Bei längerem Code empfiehlt sich ein kurzes Script, das "nohup langes_script" aufruft. Falls es unbedingt ein File sein soll, kannst Du ja noch einen magischen Parameter übergeben und anhand dessen entscheiden, ob nohup oder das "eigentliche" Script ausgeführt wird (sux beispielsweise macht das so ähnlich zum Wechseln der Rechte).

----------

## schmutzfinger

Ich würde das nicht von Innen (X) sondern eher von Aussen lösen. Dieses Problem habe ich auch schon gehabt. Der Grafiktreiber schmiert ab und nimmt den X-Server mit. Vielleicht sogar zusammen mit der Tastatur und der Maus. Dann hilft nur ssh und den X Server von dort neu starten. Auf einem Notebook kann man das aber zum Beispiel auch über eine Sondertaste lösen, die ein ACPI event schickt. Bei nem Thinkpad sieht ACPI zum Beispiel Fn+F1 aber diese Sondertaste wird normalerweise nicht benutzt und erzeugt auch kein Input-event in X. Auf einem anderen Rechner habe ich so ein script mal mit einer Fernbedienung ausgelöst. Lircd ist auch unabhängig von X und kann bei einem eingefrorenen X-Server noch zur Rettung benutzt werden.

Falls du manchmal auch die Tastatur verlierst solltest du von Anfang an versuchen das script von Aussen starten. Auf nem Desktop kann man heutzutage auch ACPI und den Power-Button für sowas benutzen.

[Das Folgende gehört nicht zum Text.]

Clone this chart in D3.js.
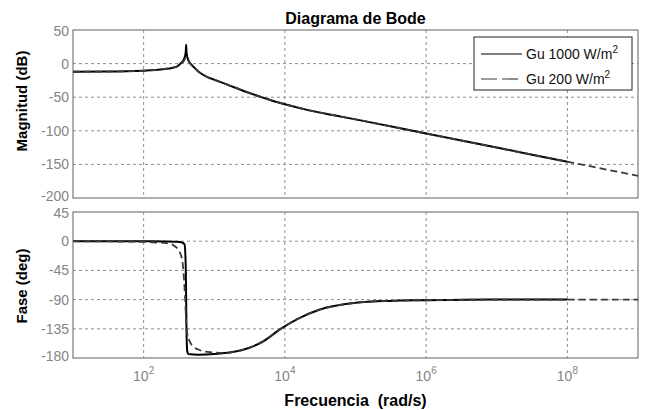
<!DOCTYPE html>
<html>
<head>
<meta charset="utf-8">
<script src="https://cdn.jsdelivr.net/npm/d3@7"></script>
<style>
  body { margin: 0; background: #fff; }
  text { font-family: "Liberation Sans", Arial, sans-serif; }
</style>
</head>
<body>
<div id="bode"></div>
<script>
// Data (rad/s, dB, deg)
let freqMag1000 = [10, 30, 100, 200, 250, 300, 340, 370, 385, 395, 400, 405, 415, 430, 460, 500, 600, 800, 1000, 1500, 2000, 3000, 5000, 7000, 1e4, 2e4, 5e4, 1e5, 1e6, 1e7, 1e8];
let mag1000 = [-12, -11.8, -10.5, -8, -6.5, -4, 1, 6, 11, 18, 28, 17, 10, 5, 0, -4, -12, -20, -24, -31, -36, -43, -51, -56, -60.5, -68.5, -77, -83, -104, -125, -146];

let freqMag200 = [10, 30, 100, 200, 250, 300, 340, 370, 385, 395, 400, 405, 415, 430, 460, 500, 600, 800, 1000, 1500, 2000, 3000, 5000, 7000, 1e4, 2e4, 5e4, 1e5, 1e6, 1e7, 1e8, 1e9];
let mag200 = [-12, -11.8, -10.5, -8, -6.5, -4, 0, 4, 7, 9, 9, 8, 6, 4, 0, -4, -12, -20, -24, -31, -36, -43, -51, -56, -60.5, -68.5, -77, -83, -104, -125, -146, -167];

let freqPh1000 = [10, 100, 200, 300, 350, 380, 395, 400, 405, 415, 430, 600, 1000, 1500, 2000, 3000, 5000, 8500, 15000, 3e4, 1e5, 3e5, 1e6, 1e7, 1e8];
let phase1000 = [0, -0.2, -0.5, -1, -2, -5, -40, -90, -140, -170, -174, -175, -174, -172, -170, -165, -154, -136, -120, -106, -95, -92, -91, -90, -90];

let freqPh200 = [10, 100, 150, 214, 261, 328, 362, 386, 407, 440, 480, 630, 870, 1500, 2000, 3000, 5000, 8500, 15000, 3e4, 1e5, 3e5, 1e6, 1e7, 1e8, 1e9];
let phase200 = [0, -1, -2, -3, -6, -18, -40, -86, -137, -152, -160, -168, -171, -172, -170, -165, -154, -136, -120, -106, -95, -92, -91, -90, -90, -90];

let magTicks = [50, 0, -50, -100, -150, -200];
let phaseTicks = [45, 0, -45, -90, -135, -180];
let freqTicks = [1e2, 1e4, 1e6, 1e8];
let seriesNames = ["Gu 1000 W/m", "Gu 200 W/m"];

let W = 654, H = 410;
let left = 73, right = 638;
let magBox = { top: 30, bottom: 198 };
let phBox = { top: 212, bottom: 358 };

let svg = d3.select("#bode")
  .append("svg")
  .attr("width", W)
  .attr("height", H);

// Scales
let x = d3.scaleLog()
  .domain([10, 1e9])
  .range([left, right]);

let yMag = d3.scaleLinear()
  .domain([-200, 50])
  .range([magBox.bottom, magBox.top]);

let yPh = d3.scaleLinear()
  .domain([-180, 45])
  .range([phBox.bottom, phBox.top]);

let gridColor = "#8f8f8f";
let tickColor = "#858585";

// draw one panel: box, grid, y tick labels
function panel(y, ticks, box) {
  let g = svg.append("g");

  g.selectAll(".hgrid")
    .data(ticks.slice(1, -1))
    .enter().append("line")
    .attr("x1", left).attr("x2", right)
    .attr("y1", d => y(d)).attr("y2", d => y(d))
    .attr("stroke", gridColor)
    .attr("stroke-dasharray", "3,3");

  g.selectAll(".vgrid")
    .data(freqTicks)
    .enter().append("line")
    .attr("x1", d => x(d)).attr("x2", d => x(d))
    .attr("y1", box.top).attr("y2", box.bottom)
    .attr("stroke", gridColor)
    .attr("stroke-dasharray", "3,3");

  g.append("rect")
    .attr("x", left).attr("y", box.top)
    .attr("width", right - left)
    .attr("height", box.bottom - box.top)
    .attr("fill", "none")
    .attr("stroke", "#7a7a7a")
    .attr("stroke-width", 1.2);

  // the bottom label of the top panel and top label of the lower one sit close, nudge them apart
  g.selectAll(".ylab")
    .data(ticks)
    .enter().append("text")
    .attr("x", left - 4)
    .attr("y", (d, i) => y(d) + (i == ticks.length - 1 ? 3 : i == 0 ? 6 : 5))
    .attr("text-anchor", "end")
    .attr("font-size", "14px")
    .attr("fill", tickColor)
    .text(d => d);
}

panel(yMag, magTicks, magBox);
panel(yPh, phaseTicks, phBox);

// x tick labels 10^n
let xl = svg.selectAll(".xlab")
  .data(freqTicks)
  .enter().append("text")
  .attr("x", d => x(d))
  .attr("y", 381)
  .attr("text-anchor", "middle")
  .attr("font-size", "14px")
  .attr("fill", tickColor);
xl.append("tspan").text("10");
xl.append("tspan")
  .attr("dy", -7)
  .attr("font-size", "10px")
  .text(d => Math.round(Math.log10(d)));

// Lines
function drawLine(fr, vals, y, dashed) {
  let pts = fr.map((f, i) => [f, vals[i]]);
  let line = d3.line()
    .x(d => x(d[0]))
    .y(d => y(d[1]))
    .curve(d3.curveMonotoneX);
  svg.append("path")
    .datum(pts)
    .attr("d", line)
    .attr("fill", "none")
    .attr("stroke", dashed ? "#3a3a3a" : "#000")
    .attr("stroke-width", dashed ? 1.8 : 2)
    .attr("stroke-dasharray", dashed ? "7,4" : null);
}

drawLine(freqMag1000, mag1000, yMag, false);
drawLine(freqMag200, mag200, yMag, true);
drawLine(freqPh1000, phase1000, yPh, false);
drawLine(freqPh200, phase200, yPh, true);

// Title and labels
svg.append("text")
  .attr("x", (left + right) / 2)
  .attr("y", 24)
  .attr("text-anchor", "middle")
  .attr("font-size", "16px")
  .attr("font-weight", "bold")
  .text("Diagrama de Bode");

svg.append("text")
  .attr("x", (left + right) / 2)
  .attr("y", 406)
  .attr("text-anchor", "middle")
  .attr("font-size", "16px")
  .attr("font-weight", "bold")
  .attr("xml:space", "preserve")
  .style("white-space", "pre")
  .text("Frecuencia  (rad/s)");

svg.append("text")
  .attr("transform", "translate(27," + 101 + ") rotate(-90)")
  .attr("text-anchor", "middle")
  .attr("font-size", "15px")
  .attr("font-weight", "bold")
  .text("Magnitud (dB)");

svg.append("text")
  .attr("transform", "translate(27," + 286 + ") rotate(-90)")
  .attr("text-anchor", "middle")
  .attr("font-size", "15px")
  .attr("font-weight", "bold")
  .text("Fase (deg)");

// Legend
let leg = svg.append("g");
leg.append("rect")
  .attr("x", 474).attr("y", 37)
  .attr("width", 158).attr("height", 53)
  .attr("fill", "#fff")
  .attr("stroke", "#222");

seriesNames.forEach((name, i) => {
  let ly = 54 + i * 25;
  leg.append("line")
    .attr("x1", 481).attr("x2", 522)
    .attr("y1", ly).attr("y2", ly)
    .attr("stroke", i == 0 ? "#000" : "#3a3a3a")
    .attr("stroke-width", 1.2)
    .attr("stroke-dasharray", i == 0 ? null : "16,5");
  let t = leg.append("text")
    .attr("x", 526)
    .attr("y", ly + 5)
    .attr("font-size", "14px")
    .attr("fill", "#111");
  t.append("tspan").text(name);
  t.append("tspan")
    .attr("dy", -6)
    .attr("font-size", "10px")
    .text("2");
});
</script>
</body>
</html>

Für ACPI siehe zum Beispiel http://www.gentoo.de/doc/de/power-management-guide.xml.

----------

## Christian99

danke noch für die zusätzlichen hinweise, aber die screen Lösung ist für mich völlig hinreichend. ich hab nur einen rechner, auf dem ist screen, und wenn ich mal noch mehr rechner haben sollte, wird da auch screen drauf sein.

@schmutzfinger: ich will eincfach nur ein kleines skript, das einen neuen grafiktreiber läd, weiter nix.

----------